● Exercise goal:
Lines containing the word "this" are the ones to copy from the records below.

[Start of Material for the task]

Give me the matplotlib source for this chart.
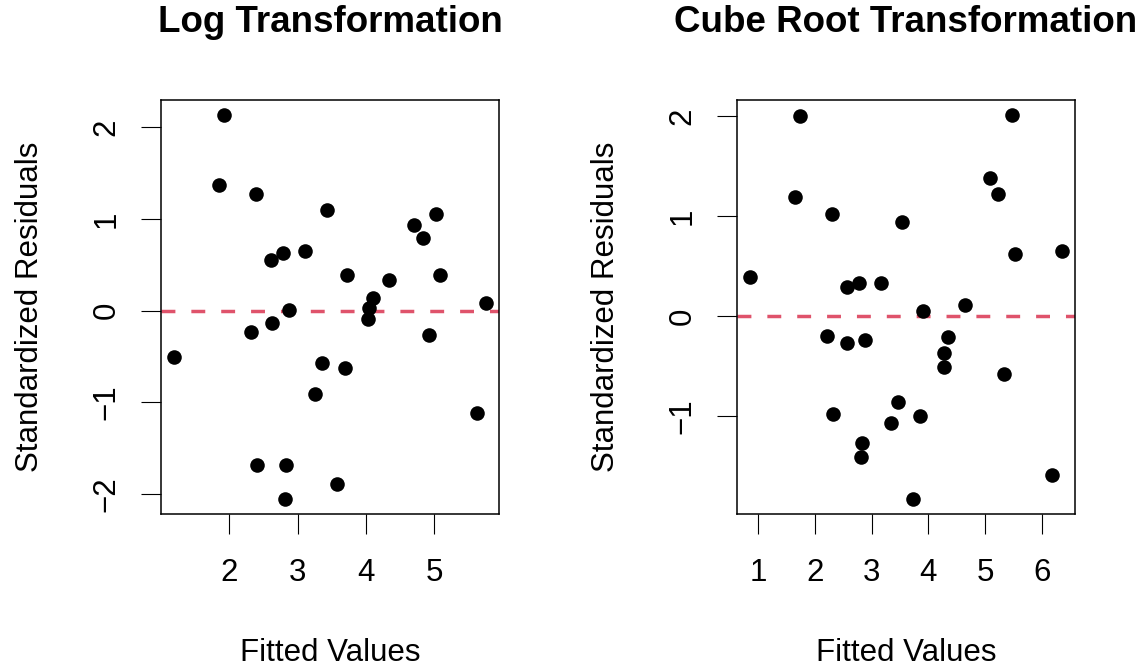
import matplotlib
matplotlib.use("Agg")
import matplotlib.pyplot as plt

plt.rcParams["font.family"] = ["Liberation Sans", "DejaVu Sans"]

# values
log_fitted = [1.92, 1.85, 2.39, 3.43, 4.71, 5.03, 4.84, 2.61, 2.79, 3.11,
              3.73, 5.09, 4.34, 4.10, 5.77, 4.04, 2.88, 4.03, 2.32, 2.63,
              4.92, 1.18, 3.36, 3.70, 3.25, 5.63, 2.41, 2.83, 3.58, 2.81]
log_resid = [2.13, 1.37, 1.27, 1.10, 0.93, 1.05, 0.79, 0.55, 0.63, 0.65,
             0.39, 0.39, 0.33, 0.14, 0.08, 0.03, 0.01, -0.09, -0.23, -0.13,
             -0.27, -0.51, -0.57, -0.63, -0.91, -1.12, -1.68, -1.68, -1.89, -2.05]

cube_fitted = [1.73, 5.47, 5.08, 5.23, 1.65, 2.30, 3.54, 5.53, 6.36, 0.85,
               2.56, 2.77, 3.16, 4.64, 3.90, 2.21, 2.57, 2.88, 4.35, 4.28,
               4.27, 5.33, 3.47, 2.32, 3.34, 3.86, 2.83, 2.81, 6.18, 3.72]
cube_resid = [2.00, 2.01, 1.38, 1.22, 1.19, 1.02, 0.94, 0.62, 0.65, 0.39,
              0.29, 0.33, 0.33, 0.11, 0.05, -0.20, -0.27, -0.24, -0.21, -0.37,
              -0.51, -0.58, -0.86, -0.98, -1.07, -1.00, -1.27, -1.41, -1.59, -1.83]

titles = ["Log Transformation", "Cube Root Transformation"]
xticks = [[2, 3, 4, 5], [1, 2, 3, 4, 5, 6]]
yticks = [[-2, -1, 0, 1, 2], [-1, 0, 1, 2]]

W, H = 1145, 668
fig = plt.figure(figsize=(W / 100, H / 100), dpi=100)

panels = [(log_fitted, log_resid, 161), (cube_fitted, cube_resid, 737)]
for i, (x, y, left) in enumerate(panels):
    ax = fig.add_axes([left / W, 154 / H, 338 / W, 414 / H])
    ax.scatter(x, y, s=110, color="black", zorder=3, linewidths=0)
    ax.axhline(0, color="#DF536B", lw=2.5, dashes=(4, 4.6), zorder=2,
               dash_capstyle="butt")

    # R style 4% padding
    xr = max(x) - min(x)
    yr = max(y) - min(y)
    ax.set_xlim(min(x) - 0.04 * xr, max(x) + 0.04 * xr)
    ax.set_ylim(min(y) - 0.04 * yr, max(y) + 0.04 * yr)

    ax.set_xticks(xticks[i])
    ax.set_yticks(yticks[i])
    ax.tick_params(length=14.5, width=0.8, labelsize=22.5)
    ax.tick_params(axis="x", pad=17)
    ax.tick_params(axis="y", pad=14)
    for lab in ax.get_yticklabels():
        lab.set_rotation(90)
        lab.set_va("center")
    for s in ax.spines.values():
        s.set_linewidth(1.1)

    ax.set_xlabel("Fitted Values", fontsize=22.5)
    ax.set_ylabel("Standardized Residuals", fontsize=22.5)
    ax.xaxis.set_label_coords(0.5, (514 - 653) / 414)
    ax.xaxis.label.set_va("center")
    ax.yaxis.set_label_coords(-131 / 338, 0.5)
    ax.yaxis.label.set_va("center")

    fig.text((left + 169) / W, 1 - 23 / H, titles[i], fontsize=26.5,
             fontweight="bold", ha="center", va="center")

fig.savefig("out.png", dpi=100)
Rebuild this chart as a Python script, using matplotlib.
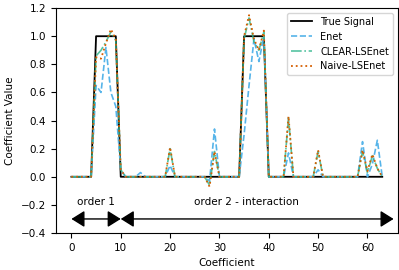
import matplotlib
matplotlib.use("Agg")
import matplotlib.pyplot as plt
import numpy as np

# --- données ---
true_signal = [0, 0, 0, 0, 0, 1, 1, 1, 1, 1, 0, 0, 0, 0, 0, 0,
               0, 0, 0, 0, 0, 0, 0, 0, 0, 0, 0, 0, 0, 0, 0, 0,
               0, 0, 0, 1, 1, 1, 1, 1, 0, 0, 0, 0, 0, 0, 0, 0,
               0, 0, 0, 0, 0, 0, 0, 0, 0, 0, 0, 0, 0, 0, 0, 0]

enet = [0, 0, 0, 0, 0, 0.65, 0.6, 0.92, 0.6, 0.5, 0.05, 0, 0, 0, 0.03, 0,
        0, 0, 0, 0, 0.08, 0, 0, 0, 0, 0, 0, 0, -0.03, 0.34, 0, 0,
        0, 0, 0, 0.3, 0.65, 0.98, 0.82, 1.0, 0, 0, 0, 0, 0.17, 0, 0, 0,
        0, 0, 0.05, 0, 0, 0, 0, 0, 0, 0, 0, 0.25, 0, 0.09, 0.26, 0]

clear_lsenet = [0, 0, 0, 0, 0, 0.86, 0.9, 0.96, 1.03, 0.97, 0.05, 0, 0, 0, 0, 0,
                0, 0, 0, 0, 0.2, 0, 0, 0, 0, 0, 0, 0, -0.06, 0.18, 0, 0,
                0, 0, 0, 0.98, 1.13, 0.96, 0.9, 1.03, 0, 0, 0, 0, 0.42, 0, 0, 0,
                0, 0, 0.18, 0, 0, 0, 0, 0, 0, 0, 0, 0.18, 0.03, 0.15, 0.06, 0]

naive_lsenet = [0, 0, 0, 0, 0, 0.85, 0.84, 0.95, 1.05, 0.98, 0.05, 0, 0, 0, 0, 0,
                0, 0, 0, 0, 0.21, 0, 0, 0, 0, 0, 0, 0, -0.07, 0.18, 0, 0,
                0, 0, 0, 1.0, 1.15, 0.98, 0.9, 1.04, 0, 0, 0, 0, 0.43, 0, 0, 0,
                0, 0, 0.19, 0, 0, 0, 0, 0, 0, 0, 0, 0.19, 0.04, 0.16, 0.06, 0]

coef = np.arange(len(true_signal))

plt.rcParams["font.size"] = 7.5

fig = plt.figure(figsize=(3.99, 2.70), dpi=100)
ax = fig.add_axes([0.14, 0.137, 0.857, 0.833])

ax.plot(coef, true_signal, color="black", lw=1.3, label="True Signal")
ax.plot(coef, enet, color="#56B4E9", ls="--", lw=1.2, label="Enet")
ax.plot(coef, clear_lsenet, color="#2bb58a", ls="-.", lw=1.2, alpha=0.8, label="CLEAR-LSEnet")
ax.plot(coef, naive_lsenet, color="#D55E00", ls=":", lw=1.3, label="Naive-LSEnet")

# flèches des ordres
fleche = dict(arrowstyle="<|-|>,head_length=0.4,head_width=0.25", color="black",
              lw=1.0, mutation_scale=20, shrinkA=0, shrinkB=0)
ax.annotate("", xy=(0, -0.3), xytext=(10, -0.3), arrowprops=fleche)
ax.annotate("", xy=(10, -0.3), xytext=(65.3, -0.3), arrowprops=fleche)
ax.text(5, -0.18, "order 1", ha="center", va="center")
ax.text(35.5, -0.18, "order 2 - interaction", ha="center", va="center")

ax.set_ylim(-0.4, 1.2)
ax.set_yticks(np.arange(-0.4, 1.21, 0.2))
ax.set_xticks(range(0, 61, 10))
ax.set_xlabel("Coefficient")
ax.set_ylabel("Coefficient Value")
ax.legend(loc="upper right", fontsize=7, handlelength=2.2)

fig.savefig("out.png", dpi=100)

[End of Material for the task]

● Worked solution:
Give me the matplotlib source for this chart.
Rebuild this chart as a Python script, using matplotlib.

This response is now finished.